Given the following Database example :
Table: Customers
ID Name Phone DoNotBill
1 Acme Inc 5125551212 No
2 ABC LLC 7138221661 No
3 Big Inc 4132229807 No
4 Acme 5125551212 No
5 Tree Top 2127657654 No
Is it possible to write a query that Identifies the all duplicate phone numbers (in this case records 1 and 4) and then marks and duplicate records yes by updating the DoNotBill column. But leaves the first record unmarked.

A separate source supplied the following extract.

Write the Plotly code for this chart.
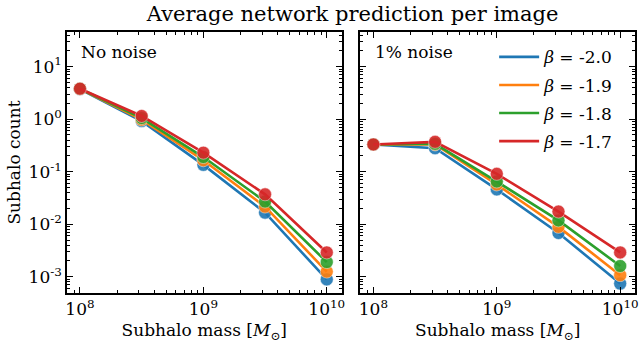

In this example case we would be left with:
ID Name Phone DoNotBill
1 Acme Inc 5125551212 No
2 ABC LLC 7138221661 No
3 Big Inc 4132229807 No
4 Acme 5125551212 Yes
5 Tree Top 2127657654 No
Upvotes: 1
Views: 61
Reputation: 413
UPDATE customers c SET c.DoNotBill="Yes";
UPDATE customers c
JOIN (
SELECT MIN( ID ) ID, Phone
FROM customers
GROUP BY Phone
) u ON c.ID = u.ID AND c.Phone = u.Phone
SET c.DoNotBill="No";
That way not only duplicates are eliminated, but all multiple entries are dealt with.
Upvotes: -1
Reputation: 25842
something like this?
UPDATE
customers cust,
(SELECT
c1.ID,
c1.name,
c1.phone,
c1.DoNotBill
FROM customers c
LEFT JOIN
(SELECT
cc.ID
FROM customers cc
) as c1 on c1.phone = c.phone
) dup
SET cust.DoNotBill = 'Yes' WHERE cust.id=dup.id ;
Upvotes: 1
Reputation: 6082
This depends on ur data amount You can do it in steps and make use some tools like excel...
This qrt
SELECT a.id,b.id,a.phone FROM clients a , clients b WHERE
A.phone =b.phone
And a.id!=b.id
The result is all duplicated records. Add
Group by a.phone
And u will get 1 record for each 2 duplicates. if you like the records and they are whT u need. ChNge select to select a.id and Use this qry as subqry to an update sql statement
UPDATE clients SET billing='no' WHERE id IN ( sql goes here)
Upvotes: 0
Reputation: 605
To begin with I assume that the DoNotBill column only has two possible values; yes and no. In that case it should be bool instead of varchar, meaning it would be either true or false.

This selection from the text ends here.